▸ EXERCISE:
Starting at the first line of the listing below, retype each line up to and including the one that contains "Chart.register(...registerables);". Leave pictures out.

◆ ◆ ◆ ◆ ◆

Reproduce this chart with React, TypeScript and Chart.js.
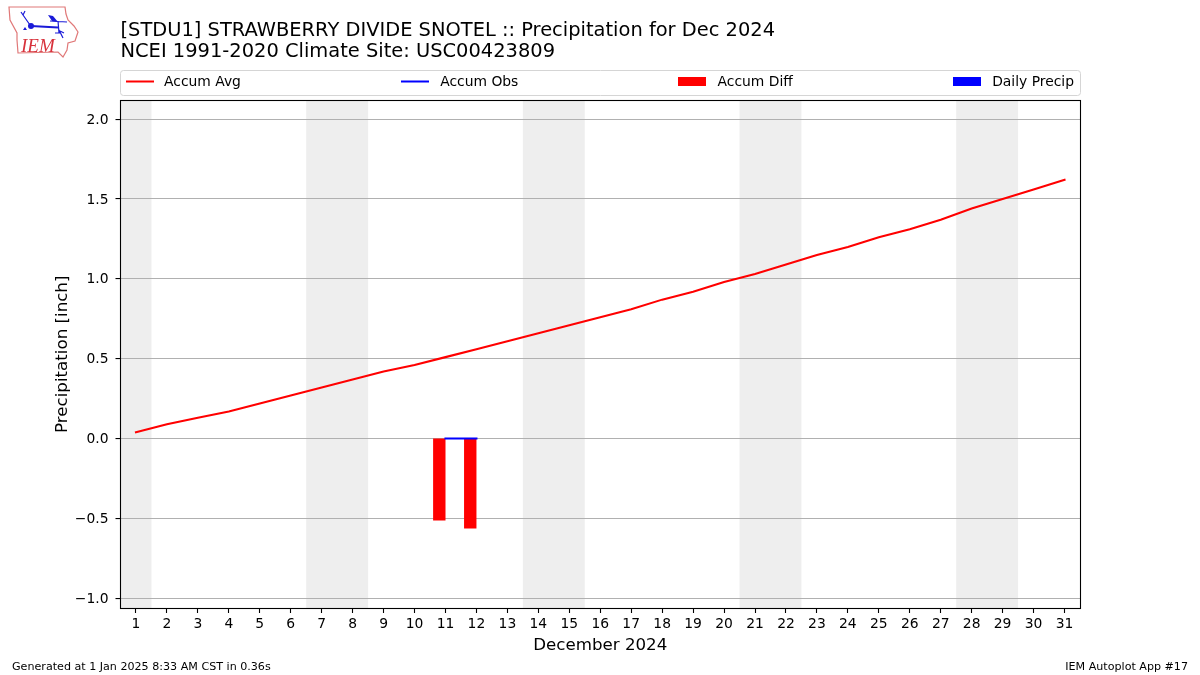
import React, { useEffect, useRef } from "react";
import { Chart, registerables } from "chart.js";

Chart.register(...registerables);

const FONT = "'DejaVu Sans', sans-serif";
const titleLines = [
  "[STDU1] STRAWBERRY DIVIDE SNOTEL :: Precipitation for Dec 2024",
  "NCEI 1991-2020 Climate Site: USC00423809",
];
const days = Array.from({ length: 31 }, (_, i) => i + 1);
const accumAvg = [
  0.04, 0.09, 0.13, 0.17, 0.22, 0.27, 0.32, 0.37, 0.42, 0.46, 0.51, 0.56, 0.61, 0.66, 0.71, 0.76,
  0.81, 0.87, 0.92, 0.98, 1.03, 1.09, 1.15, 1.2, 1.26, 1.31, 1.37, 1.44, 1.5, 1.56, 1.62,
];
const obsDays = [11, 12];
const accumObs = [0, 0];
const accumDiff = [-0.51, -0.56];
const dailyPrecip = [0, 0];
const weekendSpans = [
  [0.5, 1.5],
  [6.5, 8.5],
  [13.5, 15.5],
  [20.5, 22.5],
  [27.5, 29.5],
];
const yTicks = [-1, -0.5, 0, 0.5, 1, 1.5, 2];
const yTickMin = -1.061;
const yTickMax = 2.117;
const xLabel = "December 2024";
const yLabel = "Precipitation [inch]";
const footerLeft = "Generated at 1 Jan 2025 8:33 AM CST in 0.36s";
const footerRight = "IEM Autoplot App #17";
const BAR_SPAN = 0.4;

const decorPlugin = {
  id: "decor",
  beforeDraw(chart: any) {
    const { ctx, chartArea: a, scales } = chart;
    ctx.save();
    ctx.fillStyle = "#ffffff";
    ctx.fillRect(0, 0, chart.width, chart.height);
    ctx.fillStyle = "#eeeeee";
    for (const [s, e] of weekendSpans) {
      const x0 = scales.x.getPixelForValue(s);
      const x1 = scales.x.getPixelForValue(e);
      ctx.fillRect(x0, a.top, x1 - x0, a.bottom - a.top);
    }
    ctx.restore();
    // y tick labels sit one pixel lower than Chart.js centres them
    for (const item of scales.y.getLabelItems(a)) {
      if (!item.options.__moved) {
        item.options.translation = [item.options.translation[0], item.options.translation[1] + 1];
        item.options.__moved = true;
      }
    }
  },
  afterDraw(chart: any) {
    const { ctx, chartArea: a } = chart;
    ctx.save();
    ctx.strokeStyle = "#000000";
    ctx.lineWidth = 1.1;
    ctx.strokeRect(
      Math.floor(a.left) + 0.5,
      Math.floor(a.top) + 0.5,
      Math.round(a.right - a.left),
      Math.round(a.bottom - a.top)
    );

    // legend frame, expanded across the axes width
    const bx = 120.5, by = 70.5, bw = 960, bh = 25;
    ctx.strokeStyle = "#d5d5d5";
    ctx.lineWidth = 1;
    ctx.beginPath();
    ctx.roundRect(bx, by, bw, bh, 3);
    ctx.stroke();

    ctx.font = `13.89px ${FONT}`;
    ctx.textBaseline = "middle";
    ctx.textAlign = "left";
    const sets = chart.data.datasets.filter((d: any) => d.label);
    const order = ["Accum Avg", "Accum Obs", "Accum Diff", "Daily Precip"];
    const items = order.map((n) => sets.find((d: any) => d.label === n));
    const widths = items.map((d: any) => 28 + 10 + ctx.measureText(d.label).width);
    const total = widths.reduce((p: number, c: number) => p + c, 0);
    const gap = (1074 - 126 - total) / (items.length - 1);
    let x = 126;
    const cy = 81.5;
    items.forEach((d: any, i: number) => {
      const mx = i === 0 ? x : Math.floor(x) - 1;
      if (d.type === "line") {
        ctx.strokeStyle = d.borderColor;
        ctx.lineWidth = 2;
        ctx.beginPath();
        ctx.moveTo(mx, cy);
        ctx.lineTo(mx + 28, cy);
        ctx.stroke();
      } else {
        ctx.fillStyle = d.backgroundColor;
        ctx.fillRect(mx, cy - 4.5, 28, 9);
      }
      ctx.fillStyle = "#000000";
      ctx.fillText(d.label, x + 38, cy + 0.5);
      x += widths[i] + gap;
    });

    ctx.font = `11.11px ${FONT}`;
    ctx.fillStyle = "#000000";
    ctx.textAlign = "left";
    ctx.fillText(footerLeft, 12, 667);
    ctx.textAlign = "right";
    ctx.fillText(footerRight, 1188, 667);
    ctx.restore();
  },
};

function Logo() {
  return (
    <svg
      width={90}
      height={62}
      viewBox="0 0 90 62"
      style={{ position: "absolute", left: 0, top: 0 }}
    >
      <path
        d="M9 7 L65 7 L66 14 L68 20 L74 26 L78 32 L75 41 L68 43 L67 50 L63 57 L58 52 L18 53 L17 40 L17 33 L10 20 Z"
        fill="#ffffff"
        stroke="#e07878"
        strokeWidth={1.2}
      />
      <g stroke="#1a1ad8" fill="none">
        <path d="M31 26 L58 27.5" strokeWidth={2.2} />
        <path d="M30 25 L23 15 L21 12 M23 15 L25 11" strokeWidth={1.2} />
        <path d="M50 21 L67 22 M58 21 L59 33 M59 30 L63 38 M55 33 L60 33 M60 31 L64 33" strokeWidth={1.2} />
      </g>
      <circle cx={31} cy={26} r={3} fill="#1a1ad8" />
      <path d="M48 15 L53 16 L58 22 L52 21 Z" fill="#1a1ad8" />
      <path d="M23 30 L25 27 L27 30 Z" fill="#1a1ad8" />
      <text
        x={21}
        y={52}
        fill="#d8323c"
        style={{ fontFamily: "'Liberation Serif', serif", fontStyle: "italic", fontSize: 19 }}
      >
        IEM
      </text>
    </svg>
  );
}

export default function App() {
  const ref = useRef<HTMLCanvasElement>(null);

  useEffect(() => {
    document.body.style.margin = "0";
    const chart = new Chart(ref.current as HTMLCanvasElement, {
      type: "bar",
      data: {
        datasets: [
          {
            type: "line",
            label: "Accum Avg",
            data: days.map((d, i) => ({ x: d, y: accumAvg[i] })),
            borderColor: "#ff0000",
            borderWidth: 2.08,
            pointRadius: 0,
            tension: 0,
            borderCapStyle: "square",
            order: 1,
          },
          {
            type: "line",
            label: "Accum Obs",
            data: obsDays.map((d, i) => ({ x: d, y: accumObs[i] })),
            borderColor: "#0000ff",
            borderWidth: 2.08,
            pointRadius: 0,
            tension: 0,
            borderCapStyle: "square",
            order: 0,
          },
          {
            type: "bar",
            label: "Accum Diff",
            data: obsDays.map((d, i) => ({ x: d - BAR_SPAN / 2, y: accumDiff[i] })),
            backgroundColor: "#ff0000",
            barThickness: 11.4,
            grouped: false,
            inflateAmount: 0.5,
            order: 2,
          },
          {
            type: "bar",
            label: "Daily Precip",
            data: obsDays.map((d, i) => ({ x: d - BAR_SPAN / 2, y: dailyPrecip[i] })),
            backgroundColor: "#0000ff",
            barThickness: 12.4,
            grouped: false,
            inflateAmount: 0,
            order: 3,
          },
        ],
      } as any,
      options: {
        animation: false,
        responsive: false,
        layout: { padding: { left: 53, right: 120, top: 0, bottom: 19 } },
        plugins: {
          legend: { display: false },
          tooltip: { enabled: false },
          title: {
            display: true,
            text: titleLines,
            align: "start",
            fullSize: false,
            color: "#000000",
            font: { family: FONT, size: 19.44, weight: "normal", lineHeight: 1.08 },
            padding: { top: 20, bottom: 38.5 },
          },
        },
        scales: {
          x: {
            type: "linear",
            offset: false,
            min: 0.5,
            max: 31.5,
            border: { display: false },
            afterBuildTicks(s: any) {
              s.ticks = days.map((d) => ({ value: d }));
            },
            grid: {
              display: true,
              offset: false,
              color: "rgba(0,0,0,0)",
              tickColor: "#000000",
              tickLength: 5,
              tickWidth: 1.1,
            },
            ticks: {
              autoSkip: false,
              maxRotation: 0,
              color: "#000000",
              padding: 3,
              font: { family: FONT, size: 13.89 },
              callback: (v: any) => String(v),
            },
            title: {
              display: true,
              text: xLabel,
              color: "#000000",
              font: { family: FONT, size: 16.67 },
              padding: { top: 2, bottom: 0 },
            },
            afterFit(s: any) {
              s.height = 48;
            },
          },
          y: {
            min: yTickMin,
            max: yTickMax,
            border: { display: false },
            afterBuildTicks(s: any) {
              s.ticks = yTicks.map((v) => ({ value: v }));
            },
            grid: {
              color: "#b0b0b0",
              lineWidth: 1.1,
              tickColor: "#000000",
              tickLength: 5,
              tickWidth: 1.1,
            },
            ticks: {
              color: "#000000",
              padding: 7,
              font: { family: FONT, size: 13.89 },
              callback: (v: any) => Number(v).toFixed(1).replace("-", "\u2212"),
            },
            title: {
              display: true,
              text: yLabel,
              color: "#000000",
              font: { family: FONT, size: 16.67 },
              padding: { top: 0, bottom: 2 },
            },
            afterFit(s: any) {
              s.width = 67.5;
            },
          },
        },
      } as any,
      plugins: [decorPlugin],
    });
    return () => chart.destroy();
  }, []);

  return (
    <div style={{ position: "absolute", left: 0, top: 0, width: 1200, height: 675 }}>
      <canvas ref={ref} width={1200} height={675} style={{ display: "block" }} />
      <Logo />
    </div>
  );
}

◆ ◆ ◆ ◆ ◆

▸ CORRECT RESULT:
Reproduce this chart with React, TypeScript and Chart.js.
import React, { useEffect, useRef } from "react";
import { Chart, registerables } from "chart.js";

Chart.register(...registerables);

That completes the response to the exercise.